Green Biriyani / “Malliyella” Biriyani
“Malliyella” means coriander leaves in Malayalam. This is one of the easiest biriyani with no compromise on taste. This doesn’t require cutting and sautéing of onions or marinating the chicken. The recipe was given to me by my sister’s friend. I am sure whoever tries this recipe will be hooked.
1 ½ tsp cumin seeds
1 pc cinnamon (2 -3 inch)
2 pieces mace
4-5 whole dry red chilies (deseeded for less heat)
½ tsp whole black pepper (optional)
1 pod garlic cloves
1 2” piece ginger
1-2 green chilies (optional)
4 stem mint leaves (leaves only)
1 bunch coriander leaves chopped (approx. 2 cups packed)
1.2 kilo – 1.5 kilo chicken cut into pieces
1 tsp turmeric powder
5 tbsp oil
2 cups basmati rice
4 cups water (Depending on rice, I sometimes use 1 ½ cups water for each cup of rice)
2 tbsp oil (1 tbsp oil for every 1 cup of rice)
4-5 tbsp masala mixture (see method below)
Add first seven “to grind” ingredients in a mixie bowl and grind finely.
Then add chopped garlic, ginger, green chilies, mint, coriander leaves and 3-4 tbsp water and grind to a smooth paste. Add few more tbsp water only if required.
Heat oil in a big pan and pour this paste into it.
Saute on medium heat till all water evaporates and mixture becomes very dark and almost dry.
Add 1 cup of water and turmeric powder. Keep aside 4 -5 tbsp of this mixture in a small bowl. (for rice)
Add chicken pieces and salt and cook covered on medium flame. When the chicken is cooked, take off the flame. The gravy should be very thick and coating the chicken pieces.
To cook rice:
In a large pan add the reserved 4-5 tbsp green mixture, boiling water and oil.
Add rice and season with salt.
When it boils, lower the flame (there should be slow simmer) and cook covered for 10 minutes.
Don’t open and stir often. After 10 minutes, stir and check the water level.

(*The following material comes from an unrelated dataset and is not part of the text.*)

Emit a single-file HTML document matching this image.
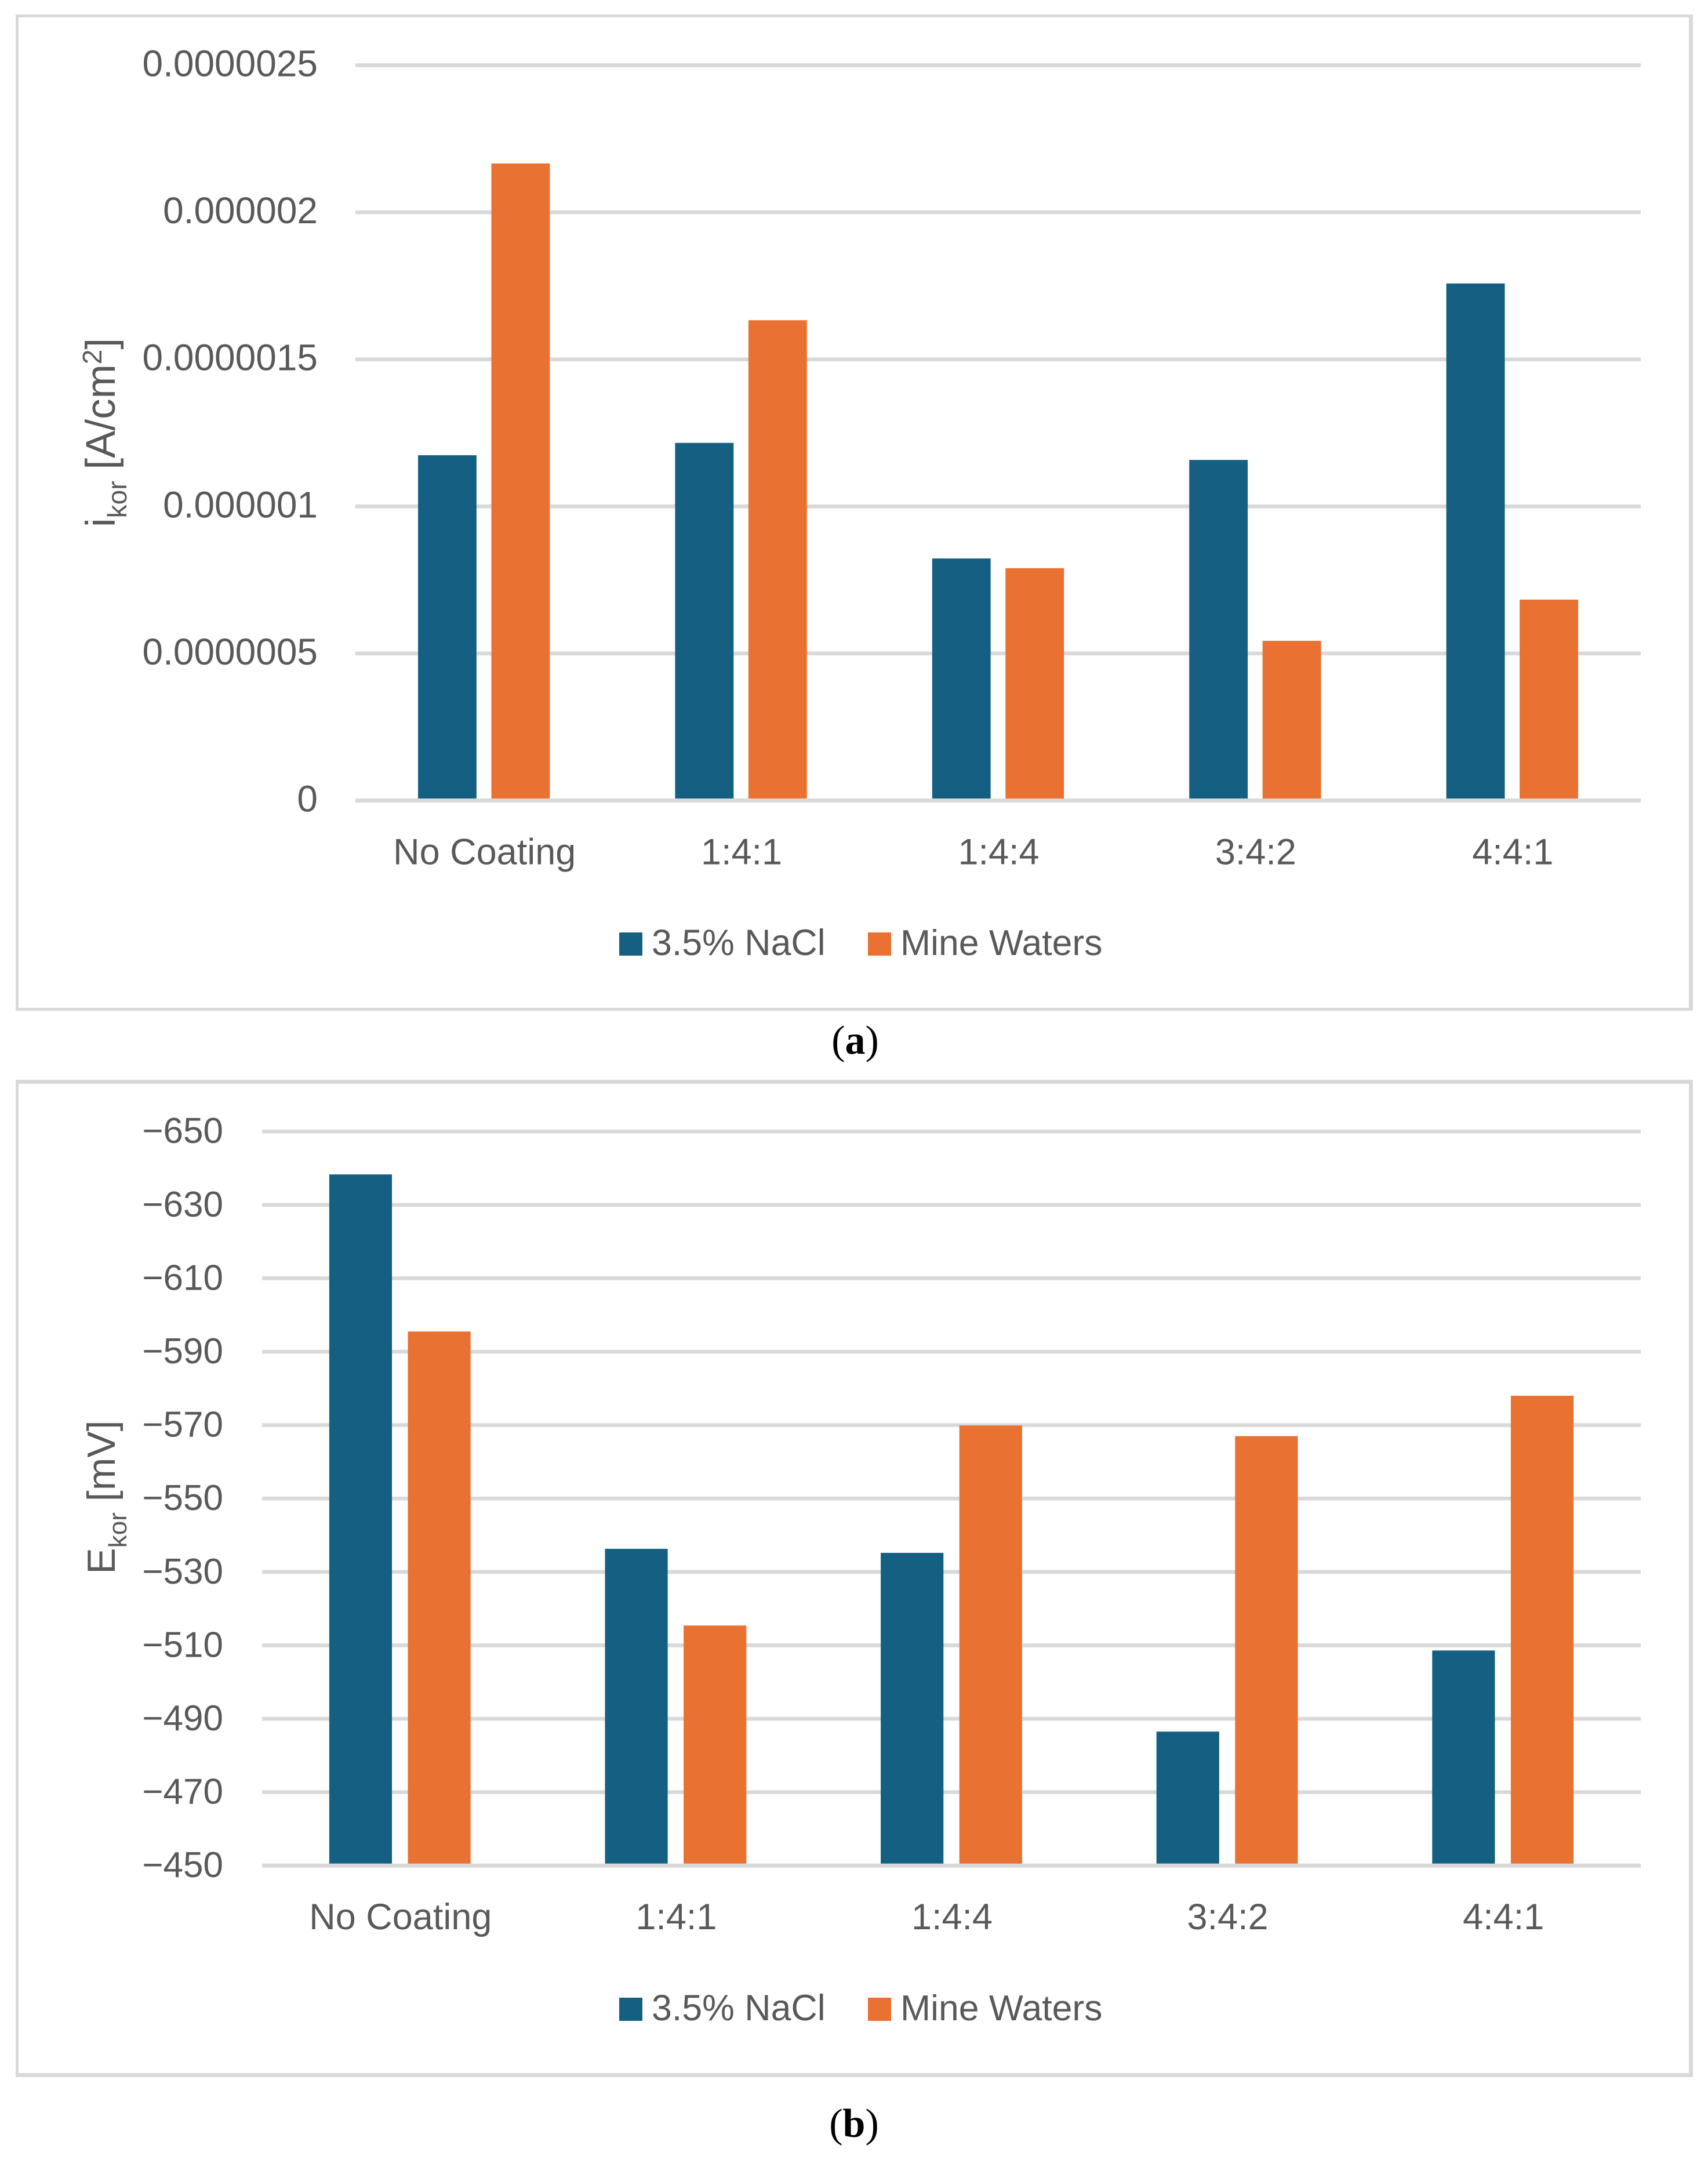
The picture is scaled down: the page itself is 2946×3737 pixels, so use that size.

If there is more water (very unlikely) cook for 3-5 minutes more and take off fire.
Layer the rice and chicken alternately in a serving dish. Sprinkle fried onions, cashewnuts and raisins if you wish.
Cover with aluminium foil and bake for 15 mins in preheated oven at 160 degrees. Alternately, layer in a pan and place on the stovetop on the lowest flame for 15 mins.
Serve with yogurt raita and papad.
The green mixture should be sautéed well on medium flame. Don’t let it burn.
I don’t usually soak rice or saute in oil before cooking, but it is recommended if you have the time.